With a revamped offense laden with seniors as well as several underclassmen who were pressed into duty in 2016, Yale proved it was a force to be reckoned with. In their first three games against Lehigh, Cornell and Fordham, the Bulldogs compiled 1,447 yards and 146 points en route to a triumvirate of early victories that matched last season’s win total before the calendar even flipped to October.

As Yale began to receive votes in the Football Championship Subdivision Coaches Poll, the Elis seemed poised to assert themselves as the surprise favorite to win the Ivy League, especially after early losses by defending co-champions Princeton and Penn. But following a heartbreaking 28–27 loss to Dartmouth in Hanover, in which the Big Green scored a touchdown with 34 seconds remaining to erase a 24–7 deficit, the Bulldogs championship aspirations were put on hold.

But the Bulldogs’ defense would weather the storm in the team’s next three games, limiting Holy Cross, Penn and Columbia to just 25 points combined. While Yale’s secondary has made significant improvements in avoiding the coverage breakdowns that too often plagued it in 2016, its dominant defensive line is the main reason for the Elis’ success. The Bulldogs rank second in the FCS with 33 sacks in nine games, which matches their combined total from the previous two seasons. Their dynamic pass rush is anchored by linebacker Matthew Oplinger ’18, who leads the team with 9.5 sacks, and has also received a boost from linebacker Foye Oluokun ’18 who sat out a portion of the 2016 season.

“I came back [from injury], put my head down and worked in my offseason,” Oluokun said. “We didn’t really know what to expect this year. I think that was actually a blessing for us because we came from a long way being 3–7 last year. All we did was work.”

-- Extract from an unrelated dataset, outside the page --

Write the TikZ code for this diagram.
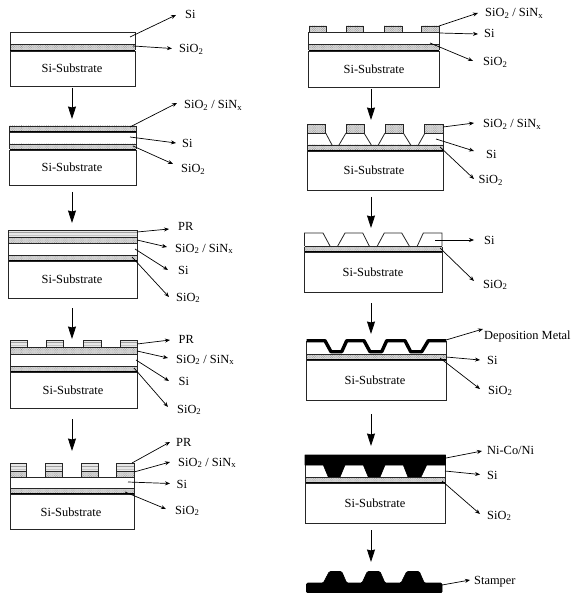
\documentclass[tikz,border=0pt]{standalone}
\usepackage{fontspec}
\setmainfont{Liberation Serif}
\usetikzlibrary{arrows.meta,patterns.meta}
\newcommand{\SiOt}{SiO\textsubscript{2}}
\newcommand{\SiON}{SiO\textsubscript{2} / SiN\textsubscript{x}}
% lead line with a named start, a named end and a named label
\newcommand{\lead}[5]{%
  \coordinate (#1s) at (#2);
  \coordinate (#1e) at (#3);
  \node[lab] (#1) at (#4) {#5};
  \draw[leadline] (#1s) -- (#1e);}
\newcommand{\stepdown}[4]{%
  \coordinate (#1a) at (#2,#3);
  \coordinate (#1b) at (#2,#4);
  \draw[flow] (#1a) -- (#1b);}
\newcommand{\subbox}[6]{% name x1 x2 y1 y2 text-x
  \pgfmathsetmacro{\panelW}{#3-#2}\pgfmathsetmacro{\panelH}{#5-#4}
  \pgfmathsetmacro{\panelX}{(#3+#2)/2}\pgfmathsetmacro{\panelY}{(#5+#4)/2}
  \node[substr,minimum width=\panelW pt,minimum height=\panelH pt] (#1) at (\panelX,\panelY) {};
  \node[subtext] (#1t) at (#6,\panelY) {Si-Substrate};}
\newcommand{\ox}[4]{% x1 x2 y1 y2
  \fill[oxfill] (#1,#3) rectangle (#2,#4);
  \fill[oxdots] (#1,#3) rectangle (#2,#4);
  \draw[edge] (#1,#3) -- (#2,#3);
  \draw[heavy] (#1,#4) -- (#2,#4);
  \draw[edge] (#1,#3) -- (#1,#4) (#2,#3) -- (#2,#4);}
\newcommand{\oxp}[4]{% pad version of oxide, thin box
  \fill[oxfill] (#1,#3) rectangle (#2,#4);
  \fill[oxdots] (#1,#3) rectangle (#2,#4);
  \draw[edge] (#1,#3) rectangle (#2,#4);}
\newcommand{\prl}[4]{% x1 x2 y1 y2
  \fill[gray!18] (#1,#3) rectangle (#2,#4);
  \draw[gray!75,line width=.7pt] (#1,{(#3+#4)/2-1.2}) -- (#2,{(#3+#4)/2-1.2});
  \draw[gray!45,line width=.6pt] (#1,{(#3+#4)/2+1.6}) -- (#2,{(#3+#4)/2+1.6});
  \draw[edge] (#1,#3) rectangle (#2,#4);}
\tikzset{
  x=1pt,y=-1pt,
  lab/.style={anchor=base west,inner sep=0pt,font=\fontsize{12.4}{14}\selectfont},
  subtext/.style={inner sep=0pt,font=\fontsize{12.4}{14}\selectfont},
  leadline/.style={line width=.7pt,draw=black,-{Stealth[length=5pt,width=4pt]}},
  flow/.style={line width=.8pt,draw=black,-{Stealth[length=12.5pt,width=8pt,inset=1pt]}},
  substr/.style={draw=black!85,line width=.8pt,inner sep=0pt,fill=white},
  edge/.style={draw=black!85,line width=.8pt},
  heavy/.style={draw=black,line width=1.4pt},
  oxfill/.style={fill=gray!32},
  oxdots/.style={pattern={Dots[distance=1.6pt,radius=.36pt,angle=45]},pattern color=black!55},
  metal/.style={draw=black,line width=3.4pt,line join=round},
  solidm/.style={fill=black,draw=black,line width=.6pt,line join=round},
}
\begin{document}
\begin{tikzpicture}
\useasboundingbox (0,0) rectangle (571,593);
% ---------- L1
\draw[edge] (10,32) rectangle (135,44.5);
\ox{10}{135}{44.5}{50.5}
\subbox{sa}{10}{135}{51}{86}{72}
\lead{a1}{130,37}{176,15}{185,19}{Si}
\lead{a2}{133,46}{172,48.5}{179,53}{\SiOt}
\stepdown{fa}{72}{88}{119}
% ---------- L2
\ox{9.5}{136}{126}{132}
\draw[edge] (9.5,132) rectangle (136,144);
\ox{9.5}{136}{144}{149.5}
\subbox{sb}{9.5}{136}{150}{185}{72}
\lead{b1}{130,127}{177,103}{184,109}{\SiON}
\lead{b2}{130,137}{176,143}{182,148}{Si}
\lead{b3}{133,146}{173,164}{181,173}{\SiOt}
\stepdown{fb}{72}{192}{223}
% ---------- L3
\prl{8.5}{137}{230}{237.5}
\oxp{8.5}{137}{237.5}{243}
\draw[edge] (8.5,243) rectangle (137,255.5);
\ox{8.5}{137}{255.5}{261}
\subbox{sc}{8.5}{137}{261.5}{298}{72}
\lead{c1}{137,232}{169,229}{178,231}{PR}
\lead{c2}{137,240}{167,247}{175,252}{\SiON}
\lead{c3}{135,249}{168,270}{178,274}{Si}
\lead{c4}{132,257}{169,297}{176,301}{\SiOt}
\stepdown{fc}{72}{308}{339}
% ---------- L4
\prl{10}{27}{340.5}{347.5}
\prl{46.5}{63.5}{340.5}{347.5}
\prl{83.5}{101.5}{340.5}{347.5}
\prl{120}{137}{340.5}{347.5}
\oxp{10}{137}{347.5}{354}
\draw[edge] (10,354) rectangle (137,366);
\ox{10}{137}{366}{371.5}
\subbox{sd}{10}{137}{372}{408}{73}
\lead{d1}{137,344}{170,340}{178.5,343}{PR}
\lead{d2}{137,351}{168,358}{176,363}{\SiON}
\lead{d3}{136,360}{169,381}{178.5,385}{Si}
\lead{d4}{134,368}{168,407}{177,413}{\SiOt}
\stepdown{fd}{72}{419}{451}
% ---------- L5
\foreach \xa/\xb in {10/26.5,45/62,81.5/98.5,116.5/134}{
  \prl{\xa}{\xb}{463.5}{471}
  \oxp{\xa}{\xb}{471}{477}
}
\draw[edge] (10,477) rectangle (134,488.5);
\ox{10}{134}{488.5}{494}
\subbox{se}{10}{134}{494.5}{529.5}{71}
\lead{e1}{132,463}{170,442}{176,446.5}{PR}
\lead{e2}{134,472}{170,462}{178,466}{\SiON}
\lead{e3}{128,482}{170,483.5}{176.5,488}{Si}
\lead{e4}{125,492}{166,509}{175,514}{\SiOt}
% ---------- R1
\foreach \xa/\xb in {309/326,346/363.5,384/402,421/439}{
  \oxp{\xa}{\xb}{26}{32}
}
\draw[edge] (308.5,32.5) rectangle (439,44.5);
\ox{308.5}{439}{44.5}{50.5}
\subbox{sf}{308.5}{439}{51}{87}{374}
\lead{f1}{439,26}{478,13}{485,17}{\SiON}
\lead{f2}{439,33}{478,34}{484,38}{Si}
\lead{f3}{430,43}{473,61}{483,66}{\SiOt}
\stepdown{ff}{371}{89}{120}
% ---------- R2
\foreach \xa/\xb in {307/325,346/364.5,385/403.5,424/443}{
  \oxp{\xa}{\xb}{124.5}{133}
}
\draw[edge] (307,133) -- (307,145) (443,133) -- (443,145);
\draw[edge] (325.7,133) -- (332,145) (339,145) -- (346,133)
            (364,133) -- (371.3,145) (378.3,145) -- (385,133)
            (403.3,133) -- (410.7,145) (418.3,145) -- (425,133);
\ox{307}{443}{145}{151}
\subbox{sg}{307}{443}{151.5}{190}{374}
\lead{g1}{443,127}{474,123}{483,128}{\SiON}
\lead{g2}{436,139}{474,151}{486,159}{Si}
\lead{g3}{440,147}{474,179}{478.5,184}{\SiOt}
\stepdown{fg}{371}{197}{228}
% ---------- R3
\draw[edge] (304.5,246) -- (304.5,233) -- (323,233) -- (330,246)
            (337.7,246) -- (345,233) -- (362.7,233) -- (369.3,246)
            (377.3,246) -- (384.3,233) -- (401.7,233) -- (409.3,246)
            (417.3,246) -- (423.3,233) -- (442,233) -- (442,246);
\ox{304.5}{442}{246.5}{252}
\subbox{sh}{304.5}{442}{252.5}{292}{373}
\lead{h1}{435,240}{474,240}{484,244}{Si}
\lead{h2}{440,248}{474,281}{483,288}{\SiOt}
\stepdown{fh}{371}{303}{334}
% ---------- R4
\draw[edge] (306.5,341) -- (306.5,354) (446,341) -- (446,354);
\draw[metal] (306.5,340.7) -- (325,340.7) -- (331,351.7) -- (341.7,351.7) -- (346.7,340.7)
  -- (364,340.7) -- (370,351.7) -- (381.7,351.7) -- (386.7,340.7)
  -- (405,340.7) -- (410.7,351.7) -- (421.7,351.7) -- (428.3,340.7) -- (446,340.7);
\ox{306.5}{446}{354}{360}
\subbox{si}{306.5}{446}{360.5}{400.5}{375}
\lead{i1}{446,340}{483,329}{484,339}{Deposition Metal}
\lead{i2}{446,357}{480,360}{487,364}{Si}
\lead{i3}{440,358}{480,389}{488,394}{\SiOt}
\stepdown{fi}{371}{414}{446}
% ---------- R5
\draw[edge] (305,465) -- (305,477) (445.5,465) -- (445.5,477);
\draw[solidm] (305,455) -- (445.5,455) -- (445.5,465) -- (426.7,465) -- (421,477) -- (408,477)
  -- (403.3,465) -- (385,465) -- (380,477) -- (368.3,477) -- (363.3,465) -- (345,465)
  -- (340,477) -- (328.3,477) -- (323.3,465) -- (305,465) -- cycle;
\ox{305}{445.5}{477.3}{482.7}
\subbox{sj}{305}{445.5}{483}{523}{375}
\lead{j1}{446,458}{482,451}{487,454}{Ni-Co/Ni}
\lead{j2}{445,471}{480,474.5}{487,479}{Si}
\lead{j3}{442,481}{480,514}{487,519}{\SiOt}
\stepdown{fj}{371}{530}{562}
% ---------- Stamper
\draw[solidm,rounded corners=1.2pt] (306.5,593) -- (306.5,583) -- (323.3,583) -- (329.3,571.5) -- (341.7,571.5)
  -- (346.7,583) -- (362,583) -- (367.3,571.5) -- (380,571.5) -- (385,583) -- (401,583)
  -- (406.7,571.5) -- (419.3,571.5) -- (424.3,583) -- (442,583) -- (442,593) -- cycle;
\lead{k1}{442,585}{470,580}{474,584}{Stamper}
\end{tikzpicture}
\end{document}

When the latter victory over the Lions vaulted the Elis atop the hotly contested conference standings race, the Bulldogs followed up that performance with a wire-to-wire 34–7 rout over lowly Brown to put themselves in the driver’s seat for the Ancient Eight crown with just two games remaining.

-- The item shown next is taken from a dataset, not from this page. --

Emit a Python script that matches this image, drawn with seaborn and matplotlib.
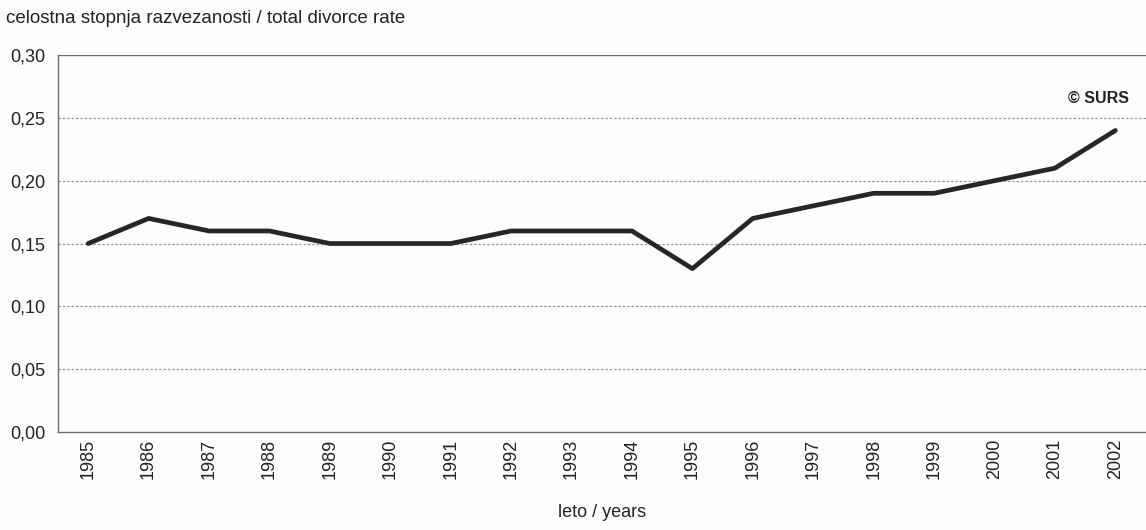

In Yale’s most important game of the season against Princeton, its most important player — running back Zane Dudek ’21 — delivered in spectacular fashion with 35 carries for 180 yards for three touchdowns in the victory. Twice this season has Dudek seen his role expand following injuries to running backs Alan Lamar ’20 and Deshawn Salter ’18 but the Kittanning, Pennsylvania native has proved himself more than capable in his first season of college football. With one game to go, the Ivy League’s leading rusher has 1,069 yards and 14 touchdowns and is also third on Yale in receptions. Dudek’s efforts have earned him a spot on the STATS FCS Jerry Rice Award Watch List, handed out annually to the division’s top rookie, and propelled the Bulldogs to an average of more than 230 rushing yards per game behind by a veteran offensive line.

“It’s a lot of fun when you’re blocking someone and they’re on the ground, and you can just see Zane 30 yards up the field,” right guard Dieter Eiselsen ’20 said. “I’ve never seen a running back as elusive as Zane Dudek.”

Yale will look to secure its first outright Ivy League Championship since 1980 when the Bulldogs play host to Harvard in the 134th playing of The Game on Saturday.